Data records
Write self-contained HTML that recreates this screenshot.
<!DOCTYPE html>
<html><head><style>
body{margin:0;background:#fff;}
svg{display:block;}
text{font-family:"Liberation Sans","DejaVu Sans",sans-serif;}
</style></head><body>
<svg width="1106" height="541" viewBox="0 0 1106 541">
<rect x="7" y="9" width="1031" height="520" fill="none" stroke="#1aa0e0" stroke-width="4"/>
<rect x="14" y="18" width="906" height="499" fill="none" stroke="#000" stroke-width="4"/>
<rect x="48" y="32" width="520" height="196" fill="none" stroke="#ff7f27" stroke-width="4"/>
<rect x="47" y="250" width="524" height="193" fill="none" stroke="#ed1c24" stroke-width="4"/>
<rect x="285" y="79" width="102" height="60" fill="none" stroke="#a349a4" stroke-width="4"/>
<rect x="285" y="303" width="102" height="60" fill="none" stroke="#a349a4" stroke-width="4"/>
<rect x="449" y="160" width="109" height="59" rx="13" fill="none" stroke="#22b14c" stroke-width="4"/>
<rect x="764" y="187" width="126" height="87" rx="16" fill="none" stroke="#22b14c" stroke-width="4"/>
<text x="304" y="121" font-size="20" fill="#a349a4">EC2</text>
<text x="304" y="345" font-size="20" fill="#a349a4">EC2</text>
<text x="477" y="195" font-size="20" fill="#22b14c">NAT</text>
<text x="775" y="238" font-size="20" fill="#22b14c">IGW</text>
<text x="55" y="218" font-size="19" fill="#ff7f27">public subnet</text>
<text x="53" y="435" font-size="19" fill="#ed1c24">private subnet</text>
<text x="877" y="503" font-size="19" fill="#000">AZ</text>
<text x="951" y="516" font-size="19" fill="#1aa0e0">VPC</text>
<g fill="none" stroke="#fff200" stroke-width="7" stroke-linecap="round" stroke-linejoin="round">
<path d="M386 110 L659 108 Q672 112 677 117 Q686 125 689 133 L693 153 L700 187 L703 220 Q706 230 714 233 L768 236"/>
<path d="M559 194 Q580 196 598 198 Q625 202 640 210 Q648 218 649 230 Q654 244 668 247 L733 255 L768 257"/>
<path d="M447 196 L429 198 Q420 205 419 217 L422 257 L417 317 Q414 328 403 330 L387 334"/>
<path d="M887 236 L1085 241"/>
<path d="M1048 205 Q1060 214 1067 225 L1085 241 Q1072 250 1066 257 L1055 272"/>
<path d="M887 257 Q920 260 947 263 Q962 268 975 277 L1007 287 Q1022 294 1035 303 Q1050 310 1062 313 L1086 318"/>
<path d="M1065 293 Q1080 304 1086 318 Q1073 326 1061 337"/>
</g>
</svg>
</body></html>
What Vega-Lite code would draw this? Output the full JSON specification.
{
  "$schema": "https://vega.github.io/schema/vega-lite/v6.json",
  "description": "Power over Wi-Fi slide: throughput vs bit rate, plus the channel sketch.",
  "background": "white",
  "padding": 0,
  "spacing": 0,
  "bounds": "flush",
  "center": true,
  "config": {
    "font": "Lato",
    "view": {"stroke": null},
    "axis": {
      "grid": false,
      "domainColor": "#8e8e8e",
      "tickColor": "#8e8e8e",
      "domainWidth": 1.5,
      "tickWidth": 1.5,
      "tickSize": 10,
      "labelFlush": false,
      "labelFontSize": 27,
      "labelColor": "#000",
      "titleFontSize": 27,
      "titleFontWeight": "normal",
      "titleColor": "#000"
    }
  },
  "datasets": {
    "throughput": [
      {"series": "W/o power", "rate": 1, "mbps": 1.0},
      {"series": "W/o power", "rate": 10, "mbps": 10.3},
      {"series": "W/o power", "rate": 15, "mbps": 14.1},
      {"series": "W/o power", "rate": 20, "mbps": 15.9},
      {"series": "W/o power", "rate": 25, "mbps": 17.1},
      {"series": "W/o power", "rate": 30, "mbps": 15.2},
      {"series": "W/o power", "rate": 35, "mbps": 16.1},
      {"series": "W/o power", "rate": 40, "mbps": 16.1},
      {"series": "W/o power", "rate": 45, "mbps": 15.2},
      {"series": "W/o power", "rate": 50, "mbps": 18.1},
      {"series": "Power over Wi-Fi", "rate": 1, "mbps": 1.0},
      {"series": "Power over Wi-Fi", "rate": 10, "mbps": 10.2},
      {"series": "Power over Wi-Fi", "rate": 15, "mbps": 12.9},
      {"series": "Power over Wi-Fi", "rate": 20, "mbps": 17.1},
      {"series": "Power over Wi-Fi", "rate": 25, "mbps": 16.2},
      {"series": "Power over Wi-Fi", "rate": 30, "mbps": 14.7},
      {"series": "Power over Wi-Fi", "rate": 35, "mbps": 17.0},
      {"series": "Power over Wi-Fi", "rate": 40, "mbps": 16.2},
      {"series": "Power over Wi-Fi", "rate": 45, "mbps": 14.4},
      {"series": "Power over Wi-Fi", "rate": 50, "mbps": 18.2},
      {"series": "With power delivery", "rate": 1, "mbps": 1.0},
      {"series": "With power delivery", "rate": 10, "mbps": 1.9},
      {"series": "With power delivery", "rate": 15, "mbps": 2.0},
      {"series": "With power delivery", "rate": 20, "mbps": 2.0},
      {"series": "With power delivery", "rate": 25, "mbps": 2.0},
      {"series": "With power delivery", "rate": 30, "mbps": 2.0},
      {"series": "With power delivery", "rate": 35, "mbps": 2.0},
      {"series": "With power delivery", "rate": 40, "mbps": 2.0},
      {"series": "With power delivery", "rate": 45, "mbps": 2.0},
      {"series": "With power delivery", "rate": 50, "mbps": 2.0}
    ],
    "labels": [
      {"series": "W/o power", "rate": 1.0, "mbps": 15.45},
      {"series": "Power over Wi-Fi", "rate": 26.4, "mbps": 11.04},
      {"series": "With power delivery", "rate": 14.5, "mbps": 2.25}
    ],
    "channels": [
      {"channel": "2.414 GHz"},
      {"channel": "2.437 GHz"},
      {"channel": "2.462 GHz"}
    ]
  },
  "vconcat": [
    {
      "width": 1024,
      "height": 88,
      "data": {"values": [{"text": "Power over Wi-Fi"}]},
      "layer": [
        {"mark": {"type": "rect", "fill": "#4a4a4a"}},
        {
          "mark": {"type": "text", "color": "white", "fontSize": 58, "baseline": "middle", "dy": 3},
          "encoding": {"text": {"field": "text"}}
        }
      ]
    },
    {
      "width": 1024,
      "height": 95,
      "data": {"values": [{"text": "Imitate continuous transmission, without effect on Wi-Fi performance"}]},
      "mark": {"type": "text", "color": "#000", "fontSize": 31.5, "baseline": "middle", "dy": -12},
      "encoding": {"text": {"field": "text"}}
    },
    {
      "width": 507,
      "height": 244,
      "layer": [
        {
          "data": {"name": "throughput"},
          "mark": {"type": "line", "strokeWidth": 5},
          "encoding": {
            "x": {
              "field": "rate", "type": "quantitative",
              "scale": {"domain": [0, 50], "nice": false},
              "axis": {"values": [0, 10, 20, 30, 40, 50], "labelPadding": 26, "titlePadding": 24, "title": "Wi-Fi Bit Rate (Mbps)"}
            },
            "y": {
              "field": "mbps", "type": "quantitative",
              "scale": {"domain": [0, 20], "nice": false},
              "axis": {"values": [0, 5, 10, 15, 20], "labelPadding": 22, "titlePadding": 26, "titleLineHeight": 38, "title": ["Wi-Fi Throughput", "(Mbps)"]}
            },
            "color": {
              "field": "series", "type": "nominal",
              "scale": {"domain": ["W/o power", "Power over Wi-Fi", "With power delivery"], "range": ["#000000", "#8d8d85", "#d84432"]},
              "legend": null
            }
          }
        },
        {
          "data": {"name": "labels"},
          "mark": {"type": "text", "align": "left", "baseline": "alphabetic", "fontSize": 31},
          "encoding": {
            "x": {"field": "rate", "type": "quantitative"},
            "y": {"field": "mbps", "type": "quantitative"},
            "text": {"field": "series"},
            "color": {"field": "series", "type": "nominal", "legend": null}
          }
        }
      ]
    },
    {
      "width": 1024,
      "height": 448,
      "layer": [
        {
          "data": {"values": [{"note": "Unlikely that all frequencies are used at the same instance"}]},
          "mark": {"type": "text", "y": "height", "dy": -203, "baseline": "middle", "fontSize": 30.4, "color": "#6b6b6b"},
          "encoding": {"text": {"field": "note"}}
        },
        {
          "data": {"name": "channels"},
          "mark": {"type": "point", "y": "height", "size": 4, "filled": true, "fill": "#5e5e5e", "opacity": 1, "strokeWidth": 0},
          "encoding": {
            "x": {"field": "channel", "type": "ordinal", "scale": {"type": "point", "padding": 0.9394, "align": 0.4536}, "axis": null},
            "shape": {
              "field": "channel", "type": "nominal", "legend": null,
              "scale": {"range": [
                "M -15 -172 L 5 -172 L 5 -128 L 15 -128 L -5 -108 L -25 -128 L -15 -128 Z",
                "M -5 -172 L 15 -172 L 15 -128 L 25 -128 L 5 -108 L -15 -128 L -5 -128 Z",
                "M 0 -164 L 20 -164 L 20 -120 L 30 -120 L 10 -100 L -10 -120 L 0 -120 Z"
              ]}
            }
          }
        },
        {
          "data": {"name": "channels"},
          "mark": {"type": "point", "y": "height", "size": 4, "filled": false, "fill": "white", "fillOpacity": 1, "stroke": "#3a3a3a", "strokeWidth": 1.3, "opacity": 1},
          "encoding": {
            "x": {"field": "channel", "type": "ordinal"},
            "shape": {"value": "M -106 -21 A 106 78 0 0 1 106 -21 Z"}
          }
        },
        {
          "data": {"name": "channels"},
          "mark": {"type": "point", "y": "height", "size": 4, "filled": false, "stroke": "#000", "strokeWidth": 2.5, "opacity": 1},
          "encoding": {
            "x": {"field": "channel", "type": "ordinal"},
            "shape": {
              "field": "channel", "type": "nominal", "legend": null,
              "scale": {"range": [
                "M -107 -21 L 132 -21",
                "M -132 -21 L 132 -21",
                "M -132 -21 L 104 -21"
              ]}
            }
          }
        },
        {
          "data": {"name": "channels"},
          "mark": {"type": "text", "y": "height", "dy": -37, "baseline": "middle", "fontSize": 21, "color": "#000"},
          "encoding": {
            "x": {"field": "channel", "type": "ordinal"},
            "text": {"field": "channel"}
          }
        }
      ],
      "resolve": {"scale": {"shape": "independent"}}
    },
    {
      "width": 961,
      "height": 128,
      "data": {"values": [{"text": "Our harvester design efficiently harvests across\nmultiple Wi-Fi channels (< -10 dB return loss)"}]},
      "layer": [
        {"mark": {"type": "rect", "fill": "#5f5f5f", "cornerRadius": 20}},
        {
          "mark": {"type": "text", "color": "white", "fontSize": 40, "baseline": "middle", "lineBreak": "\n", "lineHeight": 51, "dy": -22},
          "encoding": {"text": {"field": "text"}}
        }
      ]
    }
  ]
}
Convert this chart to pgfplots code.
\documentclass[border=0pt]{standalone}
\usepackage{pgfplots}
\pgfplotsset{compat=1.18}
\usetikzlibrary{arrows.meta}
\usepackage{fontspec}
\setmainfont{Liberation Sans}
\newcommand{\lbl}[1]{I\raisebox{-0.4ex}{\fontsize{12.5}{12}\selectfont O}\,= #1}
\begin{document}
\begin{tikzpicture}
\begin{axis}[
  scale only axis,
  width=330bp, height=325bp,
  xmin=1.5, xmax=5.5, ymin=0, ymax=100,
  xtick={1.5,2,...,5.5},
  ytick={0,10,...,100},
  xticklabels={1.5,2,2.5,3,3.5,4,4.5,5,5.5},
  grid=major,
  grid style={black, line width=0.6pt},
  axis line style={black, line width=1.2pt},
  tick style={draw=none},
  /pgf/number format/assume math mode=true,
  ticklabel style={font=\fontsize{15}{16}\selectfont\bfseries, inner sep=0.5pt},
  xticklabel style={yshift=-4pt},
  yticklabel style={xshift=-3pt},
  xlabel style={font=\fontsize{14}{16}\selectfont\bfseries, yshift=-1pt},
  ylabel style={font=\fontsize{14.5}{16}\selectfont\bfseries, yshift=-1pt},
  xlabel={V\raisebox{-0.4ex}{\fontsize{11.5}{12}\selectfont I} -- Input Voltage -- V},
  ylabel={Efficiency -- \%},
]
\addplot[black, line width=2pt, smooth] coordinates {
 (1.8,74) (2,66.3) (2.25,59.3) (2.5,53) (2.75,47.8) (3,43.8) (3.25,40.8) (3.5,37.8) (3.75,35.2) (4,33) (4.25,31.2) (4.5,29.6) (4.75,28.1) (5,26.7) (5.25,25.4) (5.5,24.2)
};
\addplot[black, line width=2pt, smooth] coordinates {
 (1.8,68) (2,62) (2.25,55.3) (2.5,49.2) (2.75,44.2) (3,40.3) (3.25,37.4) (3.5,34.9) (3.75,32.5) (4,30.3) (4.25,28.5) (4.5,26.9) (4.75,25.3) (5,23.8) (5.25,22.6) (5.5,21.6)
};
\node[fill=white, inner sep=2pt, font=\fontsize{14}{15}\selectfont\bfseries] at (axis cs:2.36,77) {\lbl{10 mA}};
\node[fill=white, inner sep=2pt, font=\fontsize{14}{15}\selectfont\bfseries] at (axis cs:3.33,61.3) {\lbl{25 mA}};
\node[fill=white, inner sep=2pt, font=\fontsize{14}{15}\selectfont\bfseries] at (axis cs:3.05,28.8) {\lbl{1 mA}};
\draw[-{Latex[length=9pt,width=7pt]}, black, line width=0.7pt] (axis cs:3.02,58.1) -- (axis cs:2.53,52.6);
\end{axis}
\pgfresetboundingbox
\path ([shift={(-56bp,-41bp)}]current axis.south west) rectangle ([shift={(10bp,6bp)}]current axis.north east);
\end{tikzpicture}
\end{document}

## [What to produce]
List every line above containing the word "that".

## [Exercise response]
Write self-contained HTML that recreates this screenshot.
          "data": {"values": [{"note": "Unlikely that all frequencies are used at the same instance"}]},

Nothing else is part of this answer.